*DATA EXCERPT*:
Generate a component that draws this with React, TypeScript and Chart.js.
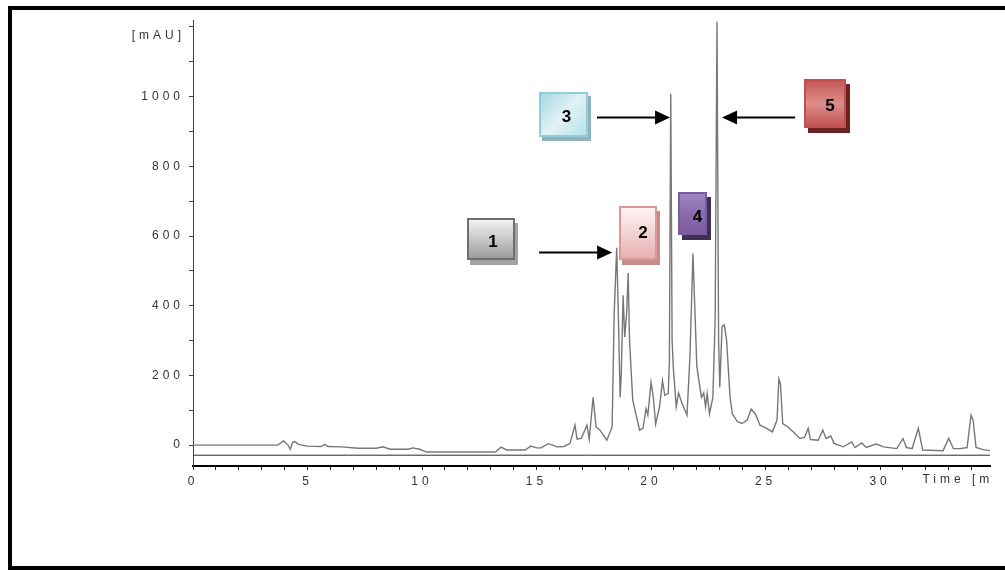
import { useEffect, useRef } from 'react';
import { Chart, registerables } from 'chart.js';

Chart.register(...registerables);

// Chromatogram trace (time in min, absorbance in mAU)
const times = [
  0, 3.7, 3.95, 4.15, 4.25, 4.35, 4.45, 4.6, 5.0, 5.6, 5.75, 5.9, 6.5, 7.2, 8.0, 8.3, 8.6, 9.4, 9.6, 9.9,
  10.2, 13.2, 13.45, 13.7, 14.5, 14.75, 15.0, 15.2, 15.5, 15.7, 15.9, 16.2, 16.46, 16.68, 16.77, 16.96,
  17.2, 17.3, 17.47, 17.6, 17.77, 18.07, 18.3, 18.39, 18.5, 18.57, 18.65, 18.7, 18.78, 18.85, 18.94, 19.0,
  19.06, 19.2, 19.5, 19.65, 19.78, 19.86, 20.0, 20.1, 20.2, 20.37, 20.5, 20.6, 20.75, 20.8, 20.86, 20.92,
  20.97, 21.1, 21.2, 21.35, 21.57, 21.7, 21.77, 21.83, 21.9, 22.0, 22.1, 22.2, 22.3, 22.38, 22.45, 22.55,
  22.7, 22.8, 22.88, 22.95, 23.0, 23.1, 23.2, 23.3, 23.45, 23.55, 23.77, 23.97, 24.2, 24.37, 24.55, 24.76,
  25.05, 25.3, 25.5, 25.58, 25.65, 25.75, 25.98, 26.2, 26.5, 26.7, 26.86, 26.96, 27.3, 27.5, 27.64, 27.85,
  27.99, 28.4, 28.76, 28.9, 29.2, 29.4, 29.83, 30.15, 30.73, 31.0, 31.15, 31.4, 31.67, 31.86, 32.75, 33.0,
  33.2, 33.5, 33.8, 33.97, 34.06, 34.19, 34.5, 34.8,
];
const signal = [
  0, 0, 12, 0, -12, 8, 10, 2, -3, -4, 2, -4, -5, -9, -9, -5, -12, -12, -8, -12,
  -20, -20, -6, -14, -14, -3, -8, -8, 4, 0, -5, -4, 5, 57, 17, 20,
  57, 17, 137, 52, 43, 14, 52, 375, 566, 380, 137, 203, 430, 310, 385, 494,
  300, 130, 43, 48, 105, 86, 180, 137, 60, 110, 185, 143, 148, 235, 1008, 300,
  225, 110, 150, 120, 86, 257, 415, 550, 415, 225, 180, 137, 150, 110, 148, 90,
  137, 365, 1215, 300, 166, 340, 345, 300, 137, 90, 67, 62, 72, 103, 90, 57,
  48, 38, 72, 190, 176, 62, 52, 38, 19, 22, 48, 16, 14, 43, 19, 26,
  5, -5, 9, -7, 6, -7, 3, -5, -10, 19, -7, -10, 48, -14, -16, 19,
  -10, -10, -7, 86, 72, -7, -13, -16,
];

// Flat reference trace below the chromatogram
const refTimes = [0, 34.8];
const refSignal = [-29, -29];

// Axis ticks
const yTickValues = [0, 100, 200, 300, 400, 500, 600, 700, 800, 900, 1000, 1100, 1200];
const yTickLabels = ['0', '', '200', '', '400', '', '600', '', '800', '', '1000', '', ''];
const xTickValues = [
  0, 1, 2, 3, 4, 5, 6, 7, 8, 9, 10, 11, 12, 13, 14, 15, 16, 17, 18, 19, 20, 21, 22, 23, 24, 25, 26, 27, 28,
  29, 30, 31, 32, 33, 34,
];
const xTickLabels = xTickValues.map((v) => (v % 5 === 0 && v <= 30 ? String(v) : ''));
const yUnitLabel = '[mAU]';
const xUnitLabel = 'Time [m';

// Peak annotation boxes
const boxLabels = ['1', '2', '3', '4', '5'];

const LETTER = '4px';
const AXIS_FONT = "12px 'Liberation Sans', Arial, sans-serif";

type BoxStyle = {
  t: number; v: number; w: number; h: number; dx: number; dy: number;
  sx: number; sy: number; shadow: string; border: string; stops: [number, string][]; diagonal?: boolean;
};

const boxStyles: BoxStyle[] = [
  { t: 11.96, v: 652, w: 48, h: 42, dx: 2, dy: 3, sx: 3, sy: 5, shadow: '#a3a3a3', border: '#6f6f6f',
    stops: [[0, '#f6f6f6'], [0.5, '#c8c8c8'], [1, '#979797']] },
  { t: 18.6, v: 686, w: 38, h: 54, dx: 5, dy: 0, sx: 3, sy: 5, shadow: '#c68b8b', border: '#da9896',
    stops: [[0, '#fff7f7'], [0.5, '#f3d3d3'], [1, '#e6adad']] },
  { t: 15.11, v: 1013, w: 49, h: 45, dx: 3, dy: 3, sx: 3, sy: 4, shadow: '#8fb2bc', border: '#92cddc',
    stops: [[0, '#9fd5e2'], [0.5, '#e2f2f6'], [1, '#b3dfe9']], diagonal: true },
  { t: 21.18, v: 726, w: 29, h: 43, dx: 5, dy: 4, sx: 4, sy: 5, shadow: '#3f3151', border: '#7a5c9f',
    stops: [[0, '#a389c4'], [0.5, '#8a6cae'], [1, '#7a5c9e']] },
  { t: 26.68, v: 1051, w: 42, h: 49, dx: 5, dy: 3, sx: 4, sy: 5, shadow: '#6a2220', border: '#c3504f',
    stops: [[0, '#c45452'], [0.5, '#dc8e8c'], [1, '#c0504d']] },
];

const arrowStyles = [
  { fromT: 15.11, toT: 18.3, v: 554 },
  { fromT: 17.64, toT: 20.83, v: 942 },
  { fromT: 26.29, toT: 23.1, v: 942 },
];

const decorPlugin = {
  id: 'decor',
  beforeDraw(chart: any) {
    const ctx = chart.ctx;
    ctx.save();
    ctx.fillStyle = '#ffffff';
    ctx.fillRect(0, 0, chart.width, chart.height);
    ctx.restore();
    ctx.letterSpacing = LETTER;
  },
  beforeDatasetsDraw(chart: any) {
    chart.ctx.letterSpacing = '0px';
  },
  afterDraw(chart: any) {
    const ctx = chart.ctx;
    const xs = chart.scales.x;
    const ys = chart.scales.y;
    ctx.save();
    // frame
    ctx.fillStyle = '#000000';
    ctx.fillRect(8, 6, 997, 4);
    ctx.fillRect(8, 6, 4, 564);
    ctx.fillRect(8, 566, 997, 4);

    // unit labels
    ctx.letterSpacing = LETTER;
    ctx.font = AXIS_FONT;
    ctx.fillStyle = '#333333';
    ctx.textBaseline = 'middle';
    ctx.textAlign = 'right';
    ctx.fillText(yUnitLabel, ys.right - 8, 36);
    ctx.textAlign = 'left';
    ctx.fillText(xUnitLabel, xs.getPixelForValue(31.85), 480);
    ctx.letterSpacing = '0px';

    // arrows
    ctx.strokeStyle = '#000000';
    ctx.fillStyle = '#000000';
    ctx.lineWidth = 1.8;
    arrowStyles.forEach((a) => {
      const x0 = xs.getPixelForValue(a.fromT);
      const x1 = xs.getPixelForValue(a.toT);
      const y = Math.round(ys.getPixelForValue(a.v)) + 0.5;
      const dir = x1 > x0 ? 1 : -1;
      const headLen = 15;
      ctx.beginPath();
      ctx.moveTo(x0, y);
      ctx.lineTo(x1 - dir * headLen, y);
      ctx.stroke();
      ctx.beginPath();
      ctx.moveTo(x1, y);
      ctx.lineTo(x1 - dir * headLen, y - 7);
      ctx.lineTo(x1 - dir * headLen, y + 7);
      ctx.closePath();
      ctx.fill();
    });

    // boxes
    boxStyles.forEach((b, i) => {
      const x = Math.round(xs.getPixelForValue(b.t));
      const y = Math.round(ys.getPixelForValue(b.v));
      ctx.fillStyle = b.shadow;
      ctx.fillRect(x + b.sx, y + b.sy, b.w, b.h);
      const g = b.diagonal
        ? ctx.createLinearGradient(x, y, x + b.w, y + b.h)
        : ctx.createLinearGradient(x, y, x, y + b.h);
      b.stops.forEach(([o, c]) => g.addColorStop(o, c));
      ctx.fillStyle = g;
      ctx.fillRect(x, y, b.w, b.h);
      ctx.strokeStyle = b.border;
      ctx.lineWidth = 2;
      ctx.strokeRect(x + 1, y + 1, b.w - 2, b.h - 2);
      ctx.fillStyle = '#000000';
      ctx.font = "bold 17px 'Liberation Sans', Arial, sans-serif";
      ctx.textAlign = 'center';
      ctx.textBaseline = 'middle';
      ctx.fillText(boxLabels[i], x + b.w / 2 + b.dx, y + b.h / 2 + b.dy);
    });
    ctx.restore();
  },
};

export default function App() {
  const canvasRef = useRef<HTMLCanvasElement | null>(null);

  useEffect(() => {
    const canvas = canvasRef.current;
    if (!canvas) return;
    const chart = new Chart(canvas, {
      type: 'line',
      data: {
        datasets: [
          {
            label: 'Chromatogram',
            data: times.map((t, i) => ({ x: t, y: signal[i] })),
            borderColor: '#777777',
            borderWidth: 1.4,
            pointRadius: 0,
            tension: 0,
            fill: false,
            clip: false as any,
          },
          {
            label: 'Reference',
            data: refTimes.map((t, i) => ({ x: t, y: refSignal[i] })),
            borderColor: '#2a2a2a',
            borderWidth: 1,
            pointRadius: 0,
            tension: 0,
            fill: false,
          },
        ],
      },
      plugins: [decorPlugin],
      options: {
        animation: false,
        responsive: false,
        events: [],
        layout: { padding: { left: 0, right: 15, top: 20, bottom: 64 } },
        plugins: { legend: { display: false }, tooltip: { enabled: false } },
        scales: {
          x: {
            type: 'linear',
            min: 0,
            max: 34.8,
            afterFit: (s: any) => { s.height = 40; },
            afterBuildTicks: (s: any) => { s.ticks = xTickValues.map((v) => ({ value: v })); },
            border: { display: true, color: '#000000', width: 2 },
            grid: { display: true, drawOnChartArea: false, drawTicks: true, tickLength: 4, color: '#222222', lineWidth: 1 },
            ticks: {
              autoSkip: false,
              maxRotation: 0,
              padding: 4,
              color: '#333333',
              font: { family: "'Liberation Sans', Arial, sans-serif", size: 12 },
              callback: (v: any) => xTickLabels[xTickValues.indexOf(Number(v))] ?? '',
            },
          },
          y: {
            type: 'linear',
            min: -60,
            max: 1220,
            afterFit: (s: any) => { s.width = 193; },
            afterBuildTicks: (s: any) => { s.ticks = yTickValues.map((v) => ({ value: v })); },
            border: { display: true, color: '#444444', width: 1 },
            grid: { display: true, drawOnChartArea: false, drawTicks: true, tickLength: 4, color: '#444444', lineWidth: 1 },
            ticks: {
              autoSkip: false,
              padding: 5,
              color: '#333333',
              font: { family: "'Liberation Sans', Arial, sans-serif", size: 12 },
              callback: (v: any) => yTickLabels[yTickValues.indexOf(Number(v))] ?? '',
            },
          },
        },
      },
    });
    return () => chart.destroy();
  }, []);

  return (
    <div style={{ position: 'fixed', left: 0, top: 0, width: 1005, height: 570, background: '#fff' }}>
      <canvas ref={canvasRef} width={1005} height={570} style={{ display: 'block', width: 1005, height: 570 }} />
    </div>
  );
}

*REQUIREMENTS*: Pictures are excluded; extract exactly the lines from the start of the data through the line that holds "Chart.register(...registerables);", both ends included.

*EXERCISE SOLUTION*:
Generate a component that draws this with React, TypeScript and Chart.js.
import { useEffect, useRef } from 'react';
import { Chart, registerables } from 'chart.js';

Chart.register(...registerables);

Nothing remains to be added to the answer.